Solar photocatalytic degradation of organic pollutants from indoor air using novel direct flame combustion based hollow nanocomposite of Pd/Anatase–Rutile TiO2 mixed phase and evaluation of the biocompatibility

Abstract

The conventional methods (calcinations) are used to prepare diverse types of nanoparticles, however, to introduce specific properties for their applications, new strategy is required. Therefore, direct air flame combustion is a new technique utilized to synthesize novel nanoparticles instead of calcinations in the oven. In this work, the air flame combustion was used to prepare a new junction of anatase– rutile (A/R) mixed phase TiO2 deposited with palladium nanoparticles (Pd NPs). Herein, an A/R phase junction was obtained by flame combustion of carbon sphere templates. The novel nanocatalyst was characterized using XRD, SEM, TEM, UV–Vis light spectroscopy and SBET method for surface properties. It shows a higher performance during the photocatalytic degradation of formaldehyde gas pollutant under solar irradiation.
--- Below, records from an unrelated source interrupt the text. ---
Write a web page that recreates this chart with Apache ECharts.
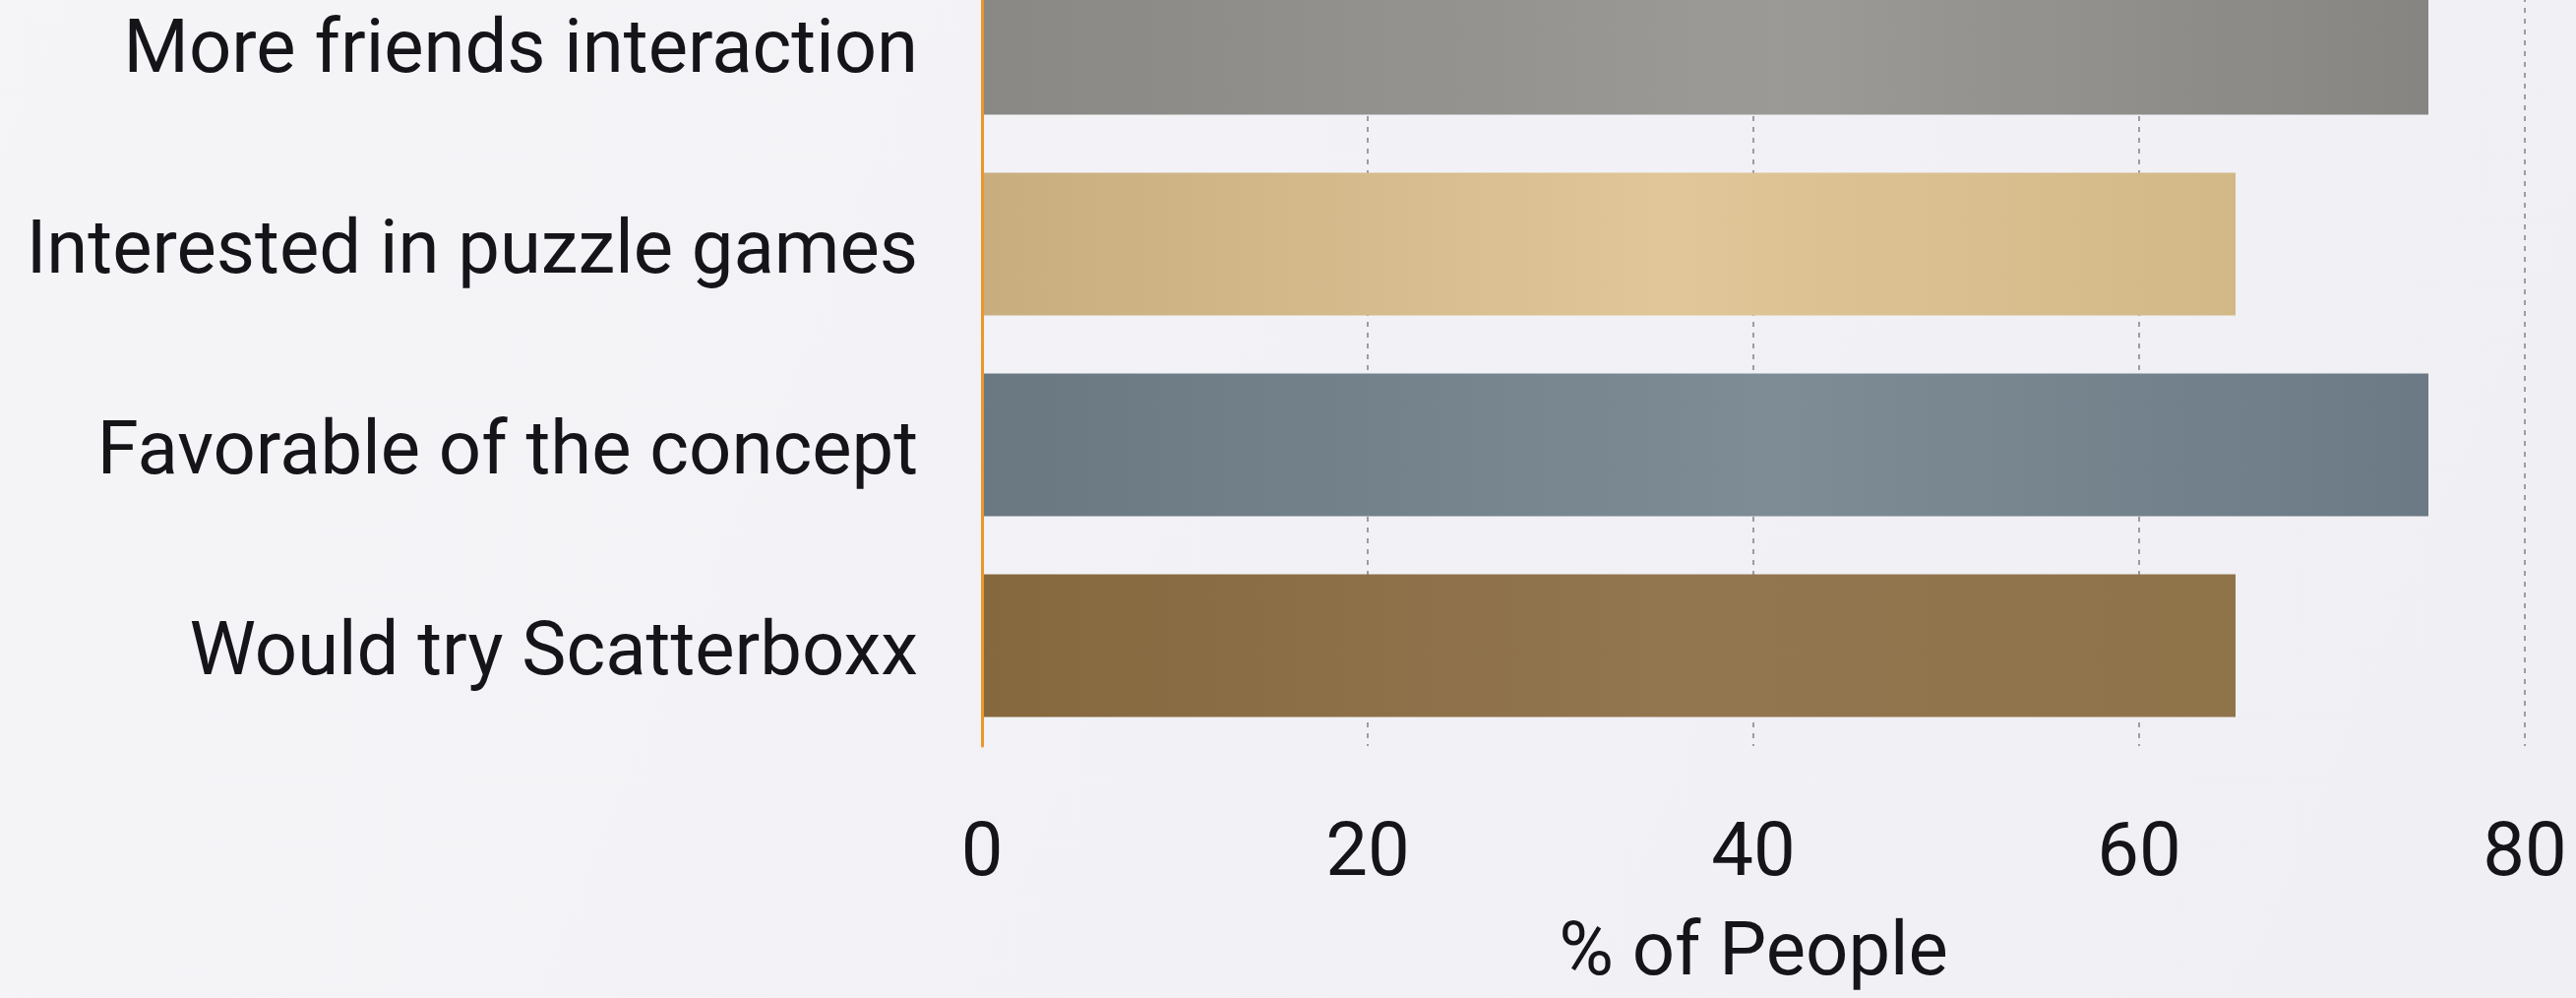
<!DOCTYPE html>
<html>
<head>
<meta charset="utf-8">
<script src="https://cdn.jsdelivr.net/npm/echarts@6/dist/echarts.min.js"></script>
<style>
  html, body { margin: 0; padding: 0; overflow: hidden; background: #f2f2f6; }
  /* the top band is cropped off in the original, so the chart sits partly above the window */
  #main { width: 2618px; height: 1072px; margin-top: -58px; }
</style>
</head>
<body>
<div id="main"></div>
<script>
// categories listed bottom to top (ECharts puts the first one at the bottom)
var categories = ['Would try Scatterboxx', 'Favorable of the concept', 'Interested in puzzle games', 'More friends interaction'];
var values = [65, 75, 65, 75];
var xTicks = [0, 20, 40, 60, 80];
var axisName = '% of People';

// paper-like textures, faked with soft gradients
var barColors = [
    ['#86683e', '#927650', '#8f7349'],
    ['#6a7882', '#7d8c95', '#6b7a84'],
    ['#c8ad7f', '#e0c698', '#d3b887'],
    ['#8a8885', '#9c9a97', '#878582']
];

var seriesData = values.map(function (v, i) {
    var c = barColors[i];
    return {
        value: v,
        itemStyle: {
            color: new echarts.graphic.LinearGradient(0, 0, 1, 0, [
                {offset: 0, color: c[0]},
                {offset: 0.55, color: c[1]},
                {offset: 1, color: c[2]}
            ])
        }
    };
});

var font = 'Roboto';
var textColor = '#141419';

option = {
    backgroundColor: new echarts.graphic.LinearGradient(0, 0, 1, 1, [
        {offset: 0, color: '#f5f5f8'},
        {offset: 1, color: '#efeff4'}
    ]),
    grid: {
        left: 998,
        right: 52,
        top: 0,
        bottom: 254
    },
    xAxis: {
        type: 'value',
        min: xTicks[0],
        max: xTicks[xTicks.length - 1],
        interval: xTicks[1] - xTicks[0],
        name: axisName,
        nameLocation: 'middle',
        nameGap: 175,
        nameTextStyle: {fontFamily: font, fontSize: 76, color: textColor},
        axisLine: {show: false},
        axisTick: {show: false},
        axisLabel: {fontFamily: font, fontSize: 76, color: textColor, margin: 74},
        splitLine: {
            show: true,
            lineStyle: {color: '#9c9ca3', width: 2, type: [5, 6]}
        }
    },
    yAxis: {
        type: 'category',
        data: categories,
        z: 10,
        axisLine: {show: true, lineStyle: {color: '#ea962e', width: 3}},
        axisTick: {show: false},
        axisLabel: {
            margin: 65,
            // nudge the text a little lower so the caps sit centred on the bars
            formatter: function (v) { return '{c|' + v + '}'; },
            rich: {
                c: {fontFamily: font, fontSize: 76, color: textColor, padding: [20, 0, 0, 0]}
            }
        },
        splitLine: {show: false}
    },
    series: [
        {
            type: 'bar',
            barWidth: 145,
            data: seriesData
        }
    ]
};

var myChart = echarts.init(document.getElementById('main'));
myChart.setOption(option);
</script>
</body>
</html>
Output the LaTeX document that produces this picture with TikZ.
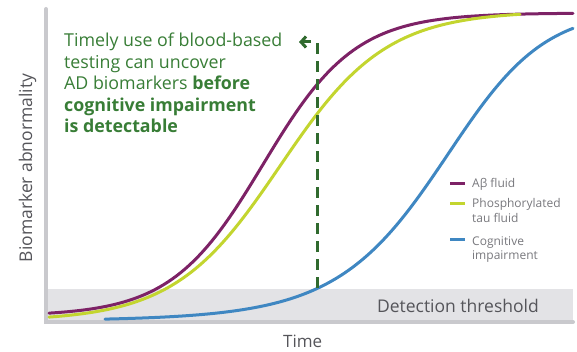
\documentclass[tikz,border=0pt]{standalone}
\usepackage{fontspec}
\setmainfont{Open Sans}
\usepackage{tikz}
\usetikzlibrary{arrows.meta}
\definecolor{abpurple}{RGB}{125, 34, 102}
\definecolor{taulime}{RGB}{195, 213, 47}
\definecolor{cogblue}{RGB}{63, 135, 194}
\definecolor{msggreen}{RGB}{56, 125, 54}
\definecolor{axisgray}{RGB}{201, 201, 205}
\definecolor{bandgray}{RGB}{227, 227, 230}
\definecolor{labelgray}{RGB}{85, 85, 90}
\definecolor{keygray}{RGB}{120, 120, 125}

\begin{document}
\begin{tikzpicture}[x=1pt, y=-1pt,
  curve/.style={line width=3pt, line cap=round},
  keyline/.style={line width=3pt},
  keytext/.style={anchor=base west, inner sep=0pt, text=keygray,
    font=\fontsize{12}{14}\selectfont}]
\useasboundingbox (0,0) rectangle (577,352);
% Detection band and axes
\fill[bandgray] (46,289) rectangle (573,322);
\draw[axisgray, line width=4pt, line cap=round] (46,9) -- (46,322) -- (573,322);
\node[anchor=base east, inner sep=0pt, text=labelgray, font=\fontsize{17.5}{20}\selectfont] (thresh) at (539,312) {Detection threshold};
\node[anchor=base west, inner sep=0pt, text=labelgray, font=\fontsize{17}{20}\selectfont] (time) at (283,347) {Time};
\node[rotate=90, anchor=base, inner sep=0pt, text=labelgray, font=\fontsize{17.5}{20}\selectfont] (ylab) at (32,168) {Biomarker abnormality};

% Biomarker curves (logistic)
\draw[curve, abpurple, samples=120, domain=49:573] plot (\x, {316-303/(1+exp(-(\x-263)/46))});
\draw[curve, taulime, samples=120, domain=49:520] plot (\x, {321-310/(1+exp(-(\x-280)/53))});
\draw[curve, cogblue, samples=120, domain=105:573] plot (\x, {321-310/(1+exp(-(\x-440)/(58-0.04*(\x-300))))});

% Message and pointer
\node[anchor=north west, inner sep=0pt, align=left, text=msggreen, font=\fontsize{17.8}{21.5}\selectfont] (msg) at (64,33)
  {Timely use of blood-based\\testing can uncover\\AD biomarkers \textbf{before}\\\textbf{cognitive impairment}\\\textbf{is detectable}};
\coordinate (onset) at (317,288);
\coordinate (bend) at (317,42);
\coordinate (tip) at (299,42);
\draw[msggreen!85!black, line width=3pt, dash pattern=on 11pt off 7pt, -{Straight Barb[length=5pt, width=11pt]}] (onset) -- (bend) -- (tip);

% Legend
\draw[keyline, abpurple] (450,184) -- (465,184);
\node[keytext] (keyab) at (472,188) {Aβ fluid};
\draw[keyline, taulime] (450,204) -- (465,204);
\node[keytext] (keytau) at (472,208) {Phosphorylated};
\node[keytext] (keytau2) at (472,223) {tau fluid};
\draw[keyline, cogblue] (450,240) -- (465,240);
\node[keytext] (keycog) at (472,245) {Cognitive};
\node[keytext] (keycog2) at (472,259) {impairment};
\end{tikzpicture}
\end{document}
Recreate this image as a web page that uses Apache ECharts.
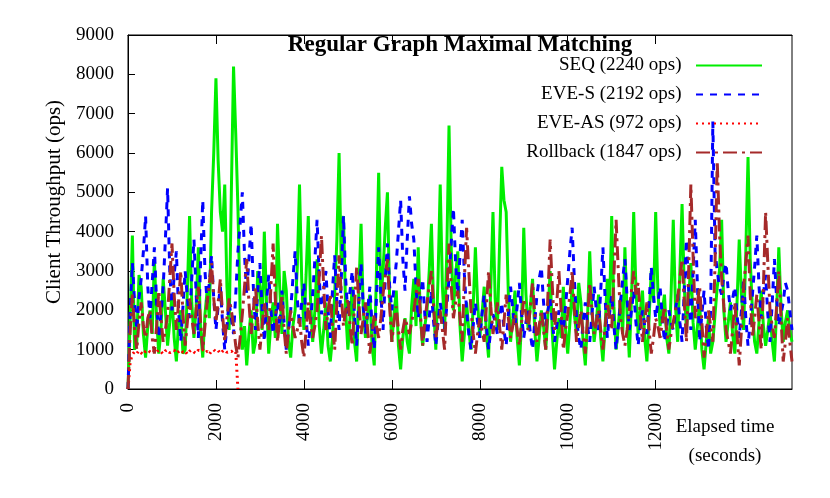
<!DOCTYPE html>
<html>
<head>
<meta charset="utf-8">
<script src="https://cdn.jsdelivr.net/npm/echarts@6/dist/echarts.min.js"></script>
<style>html,body{margin:0;padding:0;background:#fff}#c{width:830px;height:498px}</style>
</head>
<body>
<div id="c"></div>
<script>
// Elapsed time (seconds) sample grid, one row per 1000 s
const times = [
  0,50,100,150,200,250,300,350,400,450,500,550,600,650,700,750,800,850,900,950,
  1000,1050,1100,1150,1200,1250,1300,1350,1400,1450,1500,1550,1600,1650,1700,1750,1800,1850,1900,1950,
  2000,2050,2100,2150,2200,2250,2300,2350,2400,2450,2500,2550,2600,2650,2700,2750,2800,2850,2900,2950,
  3000,3050,3100,3150,3200,3250,3300,3350,3400,3450,3500,3550,3600,3650,3700,3750,3800,3850,3900,3950,
  4000,4050,4100,4150,4200,4250,4300,4350,4400,4450,4500,4550,4600,4650,4700,4750,4800,4850,4900,4950,
  5000,5050,5100,5150,5200,5250,5300,5350,5400,5450,5500,5550,5600,5650,5700,5750,5800,5850,5900,5950,
  6000,6050,6100,6150,6200,6250,6300,6350,6400,6450,6500,6550,6600,6650,6700,6750,6800,6850,6900,6950,
  7000,7050,7100,7150,7200,7250,7300,7350,7400,7450,7500,7550,7600,7650,7700,7750,7800,7850,7900,7950,
  8000,8050,8100,8150,8200,8250,8300,8350,8400,8450,8500,8550,8600,8650,8700,8750,8800,8850,8900,8950,
  9000,9050,9100,9150,9200,9250,9300,9350,9400,9450,9500,9550,9600,9650,9700,9750,9800,9850,9900,9950,
  10000,10050,10100,10150,10200,10250,10300,10350,10400,10450,10500,10550,10600,10650,10700,10750,10800,10850,10900,10950,
  11000,11050,11100,11150,11200,11250,11300,11350,11400,11450,11500,11550,11600,11650,11700,11750,11800,11850,11900,11950,
  12000,12050,12100,12150,12200,12250,12300,12350,12400,12450,12500,12550,12600,12650,12700,12750,12800,12850,12900,12950,
  13000,13050,13100,13150,13200,13250,13300,13350,13400,13450,13500,13550,13600,13650,13700,13750,13800,13850,13900,13950,
  14000,14050,14100,14150,14200,14250,14300,14350,14400,14450,14500,14550,14600,14650,14700,14750,14800,14850,14900,14950,
  15000,15050,15100
];
const seq = [
  0,1800,3900,1000,1200,2900,2600,1400,800,1600,2000,1400,3300,1800,900,1500,2800,2000,1100,1700,
  2400,1300,700,1700,2000,900,1000,2500,4400,2200,1300,2100,3600,1500,800,1900,2500,1800,4500,6000,
  7900,5800,4500,4000,5200,2600,1500,5000,8200,6500,4600,2000,1000,1600,600,1400,2000,900,1200,3000,
  2600,1500,4000,2200,900,1700,2200,1300,4200,2600,1400,3000,2500,1200,800,1600,2000,3100,5200,2800,
  1500,2900,4400,2300,1200,2000,3300,1600,900,1500,2200,1100,700,1300,2400,3800,6000,3200,4400,2000,
  1000,1800,2600,1200,700,2500,4200,2000,1300,1900,2400,1100,600,3000,5500,2200,3000,4100,5000,2300,
  1200,1900,2500,1100,500,1300,1800,1200,900,2100,2800,1600,3600,1800,1100,1600,2000,3000,4200,2100,
  1000,2800,5200,2600,1500,3500,6700,3600,2000,2900,3500,1600,700,1400,2200,1500,1000,2100,3600,2200,
  1300,1900,2600,1400,800,2600,4500,2300,1500,3700,5650,4800,4500,2400,1200,1800,2500,1300,600,1700,
  4100,2400,1500,2100,2800,1500,700,1300,2000,1600,1000,1900,3000,1400,500,1200,1800,1300,2600,1500,
  900,1700,2600,1900,1400,2700,2200,1200,600,1800,3500,2000,1200,1700,2400,1300,700,1600,2800,2000,
  4400,2100,1000,1600,2300,1400,3600,1900,800,2300,4500,2600,1400,2000,2500,1300,700,1800,3000,2200,
  4500,2500,1600,2000,2400,1300,900,2400,4300,2100,1200,3000,4700,2600,1500,2300,3200,1700,1000,1600,
  2200,1000,500,1200,1800,900,1200,1900,2600,3000,4300,2000,1200,1700,2200,1400,900,2200,3800,2400,
  1500,3500,5900,3300,2000,1200,900,1700,2500,1600,1100,1500,2000,1200,700,2000,3600,2100,1200,1700,
  2000,1500,1200
];
const eveS = [
  0,2000,3200,2200,1500,2300,2800,3500,4400,2600,1800,2700,3600,2200,1300,1900,2600,3800,5100,3000,
  2000,2900,3500,2000,1200,2100,3000,2300,1800,2800,3800,2400,1300,3200,4800,3000,2200,2700,3400,2300,
  1500,2100,2600,1700,1000,1600,2200,1800,1400,2400,3500,4200,5000,3400,2400,3300,4200,2600,1500,2500,
  3200,2000,1200,2200,2900,2000,1400,1800,2200,1600,2500,1700,1000,1500,2000,2800,3500,2300,1600,2200,
  2700,1800,1100,1700,2400,3300,4300,2800,1900,2500,3000,2000,1300,2500,3400,2200,1500,2800,4400,2800,
  1900,2500,3000,1900,1100,2200,3200,2100,1400,2000,2600,1600,1000,2300,3600,2400,1500,2800,3700,2600,
  2000,2600,3200,4000,4800,3300,2500,3800,4900,4200,3800,2600,1800,2300,2800,1900,1200,1800,2500,1700,
  1100,1700,2200,1800,1500,2100,2800,3700,4600,3200,2400,3400,4300,2900,2000,1400,1000,1600,2200,1700,
  1300,1900,2400,1600,1000,1500,1900,1700,1400,1800,2200,1500,1100,1900,2600,2000,1600,2100,2700,1900,
  1300,1700,2000,1400,1000,1700,2400,2800,3100,2200,1600,2000,2300,1700,1200,1600,2000,1700,1500,2100,
  2800,3500,4100,2800,1800,1300,1000,1700,2200,1600,1200,1900,2600,2000,1500,2500,3600,2300,1300,1900,
  2400,1600,1000,1600,2200,2800,3300,2300,1500,2000,2500,1700,1100,1600,2000,1600,1400,2200,3100,2400,
  1800,2200,2600,1800,1200,1600,2000,1700,1500,2000,2400,1700,1200,2500,3800,2500,1500,3000,4300,2600,
  1200,1900,2500,1600,1000,2000,6800,3500,3000,2600,2400,2900,3200,2500,2000,2300,2600,1900,1300,2000,
  2800,1800,1100,1700,2400,3100,3900,2600,1800,2400,2900,1900,1200,2200,3300,2300,1600,1900,2200,2700,
  2500,2000,1500
];
const eveAsTimes = [
  0,50,100,150,200,250,300,350,400,450,500,550,600,650,700,750,800,850,900,950,
  1000,1050,1100,1150,1200,1250,1300,1350,1400,1450,1500,1550,1600,1650,1700,1750,1800,1850,1900,1950,
  2000,2050,2100,2150,2200,2250,2300,2350,2400,2450,2500
];
const eveAs = [
  0,700,880,950,900,980,920,870,960,1000,940,900,980,930,1000,950,890,970,1000,920,
  960,990,900,950,1000,930,970,880,960,1000,940,900,990,950,1000,920,960,880,970,1000,
  940,980,900,960,1000,930,970,950,990,960,0
];
const rollback = [
  0,1500,2400,1500,1000,1700,2200,1600,1300,1800,2000,1300,900,1600,2500,1800,1200,1500,1900,2800,
  3700,2400,1500,2200,3000,1900,1100,1700,2300,1800,1400,2000,2600,1700,1000,1600,2200,2700,3200,2300,
  1700,2200,2800,1900,1200,1800,2300,2000,1600,1100,800,1300,1900,2600,3300,2200,1400,2000,2600,1700,
  1000,1600,2200,1800,1500,2600,3700,2300,1200,1800,2400,1500,900,1500,2000,1600,1300,1500,1800,1200,
  800,1500,2200,1700,1300,1600,2000,2900,3900,2600,1500,2000,2400,1600,1000,2200,3400,2400,1600,2000,
  2300,1600,1100,2100,3100,2200,1400,1800,2200,1500,900,1400,1900,1600,1300,1800,2400,2900,3300,2100,
  1200,1700,2100,1500,1000,1500,1800,1600,1400,1700,2000,2400,2800,1900,1100,1700,2200,2600,3000,2100,
  1300,1700,2000,1500,1000,2400,3700,2600,1800,2200,2500,1800,1200,2800,4100,3000,2000,1400,900,1400,
  1800,1500,1200,2100,3000,2100,1400,1800,2200,1600,1000,1700,2400,1800,1300,1600,1900,1500,1100,1700,
  2300,1900,1500,2100,2700,1900,1200,1600,2000,1500,1000,2400,3800,2600,1500,2200,3000,2000,1000,1500,
  1900,2400,3000,2100,1200,1600,2000,1400,900,1800,2700,2000,1400,1700,2000,1500,1000,1600,2200,1800,
  1500,2900,4300,3000,1800,1400,1100,1500,2000,2500,3000,2400,2700,1900,1200,1700,2200,1500,900,1300,
  1800,1600,1300,1700,2100,1500,1000,1400,1700,2000,2300,2800,3300,2200,1200,3000,5200,3400,1800,2200,
  2600,1700,800,1400,2000,1600,1200,3200,5800,4000,2800,2100,1500,1200,900,1500,2200,1400,600,1500,
  2600,3200,3900,2400,1300,1800,2400,1700,1000,2600,4500,3200,2000,1600,1300,2100,3000,1800,700,1200,
  1800,1200,700
];
const seriesNames = ['SEQ (2240 ops)', 'EVE-S (2192 ops)', 'EVE-AS (972 ops)', 'Rollback (1847 ops)'];
const xTicks = [0, 2000, 4000, 6000, 8000, 10000, 12000];

const FONT = 'Liberation Serif';
const pair = (xs, ys) => xs.map((x, i) => [x, ys[i]]);
const plain = v => String(v);

const chart = echarts.init(document.getElementById('c'), null, {renderer: 'canvas'});
const baseX = {
  type: 'value', min: 0, max: 15100,
  splitLine: {show: false},
  axisLine: {show: true, lineStyle: {color: '#000', width: 1}}
};
chart.setOption({
  animation: false,
  backgroundColor: '#fff',
  title: [
    {text: 'Regular Graph Maximal Matching', left: 460, top: 34, textAlign: 'center', padding: 0,
     textStyle: {fontFamily: FONT, fontWeight: 'bold', fontSize: 23, color: '#000'}},
    {text: 'Elapsed time\n(seconds)', left: 725, top: 413, textAlign: 'center', padding: 0,
     textStyle: {fontFamily: FONT, fontWeight: 'normal', fontSize: 19, lineHeight: 29, color: '#000'}}
  ],
  legend: {
    orient: 'vertical', right: 67, top: 56, align: 'right', padding: 0,
    itemWidth: 66, itemHeight: 12, itemGap: 10,
    data: seriesNames,
    formatter: n => n + '  ',
    itemStyle: {opacity: 0},
    textStyle: {fontFamily: FONT, fontSize: 19, color: '#000'}
  },
  grid: {left: 128, right: 38, top: 35, bottom: 109, show: true, borderColor: '#000', borderWidth: 1, backgroundColor: 'transparent'},
  xAxis: [
    Object.assign({}, baseX, {
      position: 'bottom',
      axisTick: {show: true, inside: true, length: 9, customValues: xTicks, lineStyle: {color: '#000'}},
      axisLabel: {show: true, rotate: 90, margin: 14, customValues: xTicks, formatter: plain, fontFamily: FONT, fontSize: 19, color: '#000'}
    }),
    Object.assign({}, baseX, {
      position: 'top',
      axisTick: {show: true, inside: true, length: 9, customValues: xTicks, lineStyle: {color: '#000'}},
      axisLabel: {show: false}
    })
  ],
  yAxis: {
    type: 'value', min: 0, max: 9000, interval: 1000,
    name: 'Client Throughput (ops)', nameLocation: 'middle', nameGap: 58,
    nameTextStyle: {fontFamily: FONT, fontSize: 21, color: '#000', padding: [0, 0, 0, 20]},
    splitLine: {show: false},
    axisLine: {show: true, lineStyle: {color: '#000'}},
    axisTick: {show: true, inside: true, length: 7, lineStyle: {color: '#000'}},
    axisLabel: {margin: 14, formatter: plain, fontFamily: FONT, fontSize: 19, color: '#000'}
  },
  series: [
    {name: seriesNames[0], type: 'line', symbol: 'none', data: pair(times, seq),
     lineStyle: {color: '#00ee00', width: 3}, itemStyle: {color: '#00ee00'}},
    {name: seriesNames[1], type: 'line', symbol: 'none', data: pair(times, eveS),
     lineStyle: {color: '#0000ff', width: 3, type: [7, 7]}, itemStyle: {color: '#0000ff'}},
    {name: seriesNames[2], type: 'line', symbol: 'none', data: pair(eveAsTimes, eveAs),
     lineStyle: {color: '#ff0000', width: 3, type: [2, 4]}, itemStyle: {color: '#ff0000'}},
    {name: seriesNames[3], type: 'line', symbol: 'none', data: pair(times, rollback),
     lineStyle: {color: '#a52a2a', width: 3, type: [14, 5, 3, 5]}, itemStyle: {color: '#a52a2a'}}
  ]
});
</script>
</body>
</html>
The enhancement of catalytic activity was found to be 18-fold higher than the commercial TiO2-P25. The results of CO2 generated via the formaldehyde degradation by the novel nanophotocatalyst showed a high photocatalytic efficiency of 60%. Moreover, in the field application, it showed 75% formaldehyde removal when applied in the kitchen indoor air; it reveals also a wide array of antimicrobial activity. Therefore, this system will be more promising in various industrial applications.